What is needed
Repeat the material exactly from its first line to the line that includes "(lpickc) at (76,687)". Skip pictures.

Given information
---

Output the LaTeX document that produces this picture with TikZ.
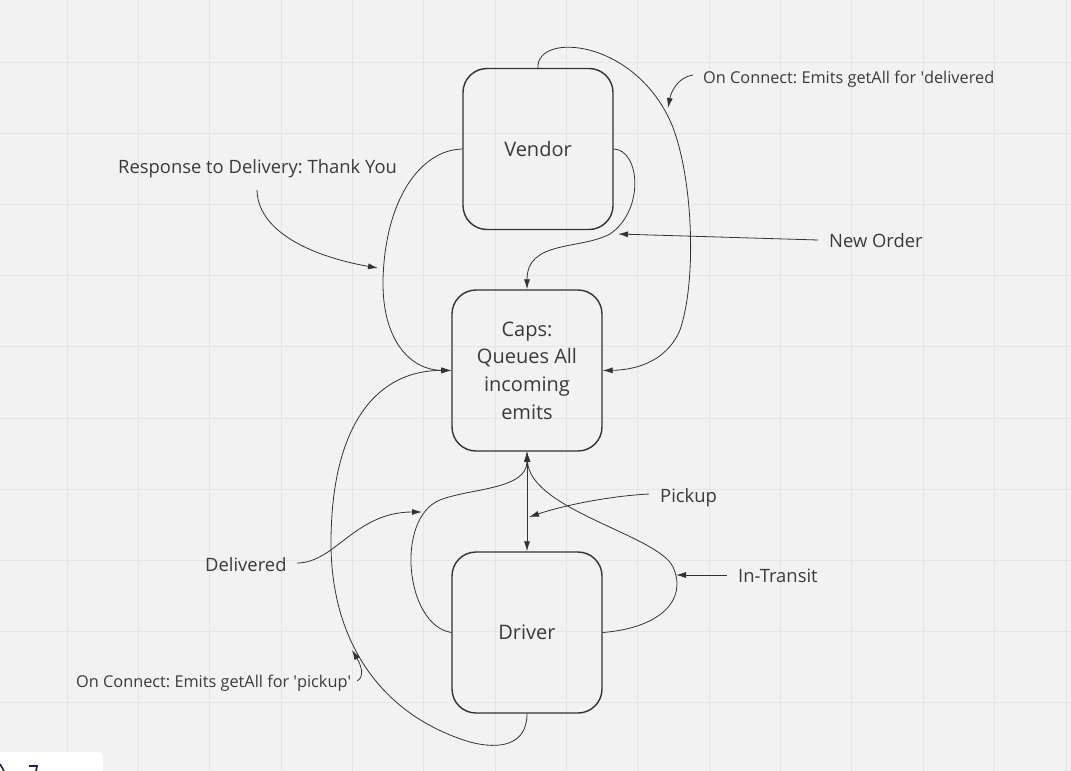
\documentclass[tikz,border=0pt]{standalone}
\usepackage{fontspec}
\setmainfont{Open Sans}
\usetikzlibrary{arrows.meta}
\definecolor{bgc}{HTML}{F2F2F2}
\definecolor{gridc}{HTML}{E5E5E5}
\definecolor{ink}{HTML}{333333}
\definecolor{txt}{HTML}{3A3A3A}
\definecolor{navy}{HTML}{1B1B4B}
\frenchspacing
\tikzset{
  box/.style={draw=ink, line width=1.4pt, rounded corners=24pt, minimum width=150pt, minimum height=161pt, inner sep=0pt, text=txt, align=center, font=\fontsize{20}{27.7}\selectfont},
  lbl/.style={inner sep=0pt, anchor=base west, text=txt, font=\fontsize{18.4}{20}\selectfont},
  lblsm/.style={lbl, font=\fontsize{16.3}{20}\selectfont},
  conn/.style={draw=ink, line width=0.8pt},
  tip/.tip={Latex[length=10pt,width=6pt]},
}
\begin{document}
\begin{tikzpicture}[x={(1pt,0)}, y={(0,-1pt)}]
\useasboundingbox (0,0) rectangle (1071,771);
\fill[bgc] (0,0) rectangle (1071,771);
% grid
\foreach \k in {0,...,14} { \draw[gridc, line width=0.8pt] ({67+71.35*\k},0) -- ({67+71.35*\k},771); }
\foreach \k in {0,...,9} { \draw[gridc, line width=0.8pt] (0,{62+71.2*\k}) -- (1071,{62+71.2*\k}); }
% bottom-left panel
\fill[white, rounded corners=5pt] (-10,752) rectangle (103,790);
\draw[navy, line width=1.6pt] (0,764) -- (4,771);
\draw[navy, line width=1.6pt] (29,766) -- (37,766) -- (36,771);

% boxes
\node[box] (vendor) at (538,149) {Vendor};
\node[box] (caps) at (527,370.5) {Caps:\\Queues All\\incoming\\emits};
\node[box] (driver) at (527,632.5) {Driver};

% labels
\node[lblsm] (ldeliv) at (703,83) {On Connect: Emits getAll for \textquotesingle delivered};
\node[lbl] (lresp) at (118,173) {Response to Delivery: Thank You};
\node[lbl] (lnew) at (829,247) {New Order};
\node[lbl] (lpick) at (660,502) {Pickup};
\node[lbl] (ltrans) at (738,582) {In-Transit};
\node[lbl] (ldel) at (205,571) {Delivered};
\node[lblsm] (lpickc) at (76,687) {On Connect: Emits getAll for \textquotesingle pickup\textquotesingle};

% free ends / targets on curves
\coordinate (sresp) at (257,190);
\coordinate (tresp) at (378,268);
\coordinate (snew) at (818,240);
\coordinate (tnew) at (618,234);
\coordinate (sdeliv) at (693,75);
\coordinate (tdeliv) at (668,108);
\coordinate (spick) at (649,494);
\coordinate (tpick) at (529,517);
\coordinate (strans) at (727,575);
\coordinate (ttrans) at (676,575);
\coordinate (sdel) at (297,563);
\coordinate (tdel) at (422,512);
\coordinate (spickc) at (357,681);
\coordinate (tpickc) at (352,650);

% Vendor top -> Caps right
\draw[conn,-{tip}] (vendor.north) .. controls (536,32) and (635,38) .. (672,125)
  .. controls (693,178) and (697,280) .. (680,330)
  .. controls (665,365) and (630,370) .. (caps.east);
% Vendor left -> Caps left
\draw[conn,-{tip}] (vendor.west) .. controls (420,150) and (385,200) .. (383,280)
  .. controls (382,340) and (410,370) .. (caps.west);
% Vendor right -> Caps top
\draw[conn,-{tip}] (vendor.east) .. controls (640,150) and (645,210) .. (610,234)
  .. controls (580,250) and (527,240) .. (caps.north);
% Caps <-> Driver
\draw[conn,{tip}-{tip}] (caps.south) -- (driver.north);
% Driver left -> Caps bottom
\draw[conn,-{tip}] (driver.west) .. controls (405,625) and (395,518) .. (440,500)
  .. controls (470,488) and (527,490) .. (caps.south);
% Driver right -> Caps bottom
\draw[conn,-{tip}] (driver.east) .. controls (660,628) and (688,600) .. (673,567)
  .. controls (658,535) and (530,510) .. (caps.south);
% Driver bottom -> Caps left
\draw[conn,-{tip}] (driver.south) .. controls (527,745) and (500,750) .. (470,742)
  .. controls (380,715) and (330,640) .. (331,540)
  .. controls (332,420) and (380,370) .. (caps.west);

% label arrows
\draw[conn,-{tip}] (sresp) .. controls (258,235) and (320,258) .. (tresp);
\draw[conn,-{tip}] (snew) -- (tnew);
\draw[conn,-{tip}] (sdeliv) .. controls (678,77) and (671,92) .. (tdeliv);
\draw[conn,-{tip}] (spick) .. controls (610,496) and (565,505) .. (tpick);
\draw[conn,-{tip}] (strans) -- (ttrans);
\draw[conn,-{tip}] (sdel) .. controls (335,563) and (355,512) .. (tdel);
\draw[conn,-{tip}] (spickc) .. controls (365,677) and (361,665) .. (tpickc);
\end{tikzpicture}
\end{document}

---

Solved problem
Output the LaTeX document that produces this picture with TikZ.
\documentclass[tikz,border=0pt]{standalone}
\usepackage{fontspec}
\setmainfont{Open Sans}
\usetikzlibrary{arrows.meta}
\definecolor{bgc}{HTML}{F2F2F2}
\definecolor{gridc}{HTML}{E5E5E5}
\definecolor{ink}{HTML}{333333}
\definecolor{txt}{HTML}{3A3A3A}
\definecolor{navy}{HTML}{1B1B4B}
\frenchspacing
\tikzset{
  box/.style={draw=ink, line width=1.4pt, rounded corners=24pt, minimum width=150pt, minimum height=161pt, inner sep=0pt, text=txt, align=center, font=\fontsize{20}{27.7}\selectfont},
  lbl/.style={inner sep=0pt, anchor=base west, text=txt, font=\fontsize{18.4}{20}\selectfont},
  lblsm/.style={lbl, font=\fontsize{16.3}{20}\selectfont},
  conn/.style={draw=ink, line width=0.8pt},
  tip/.tip={Latex[length=10pt,width=6pt]},
}
\begin{document}
\begin{tikzpicture}[x={(1pt,0)}, y={(0,-1pt)}]
\useasboundingbox (0,0) rectangle (1071,771);
\fill[bgc] (0,0) rectangle (1071,771);
% grid
\foreach \k in {0,...,14} { \draw[gridc, line width=0.8pt] ({67+71.35*\k},0) -- ({67+71.35*\k},771); }
\foreach \k in {0,...,9} { \draw[gridc, line width=0.8pt] (0,{62+71.2*\k}) -- (1071,{62+71.2*\k}); }
% bottom-left panel
\fill[white, rounded corners=5pt] (-10,752) rectangle (103,790);
\draw[navy, line width=1.6pt] (0,764) -- (4,771);
\draw[navy, line width=1.6pt] (29,766) -- (37,766) -- (36,771);

% boxes
\node[box] (vendor) at (538,149) {Vendor};
\node[box] (caps) at (527,370.5) {Caps:\\Queues All\\incoming\\emits};
\node[box] (driver) at (527,632.5) {Driver};

% labels
\node[lblsm] (ldeliv) at (703,83) {On Connect: Emits getAll for \textquotesingle delivered};
\node[lbl] (lresp) at (118,173) {Response to Delivery: Thank You};
\node[lbl] (lnew) at (829,247) {New Order};
\node[lbl] (lpick) at (660,502) {Pickup};
\node[lbl] (ltrans) at (738,582) {In-Transit};
\node[lbl] (ldel) at (205,571) {Delivered};
\node[lblsm] (lpickc) at (76,687) {On Connect: Emits getAll for \textquotesingle pickup\textquotesingle};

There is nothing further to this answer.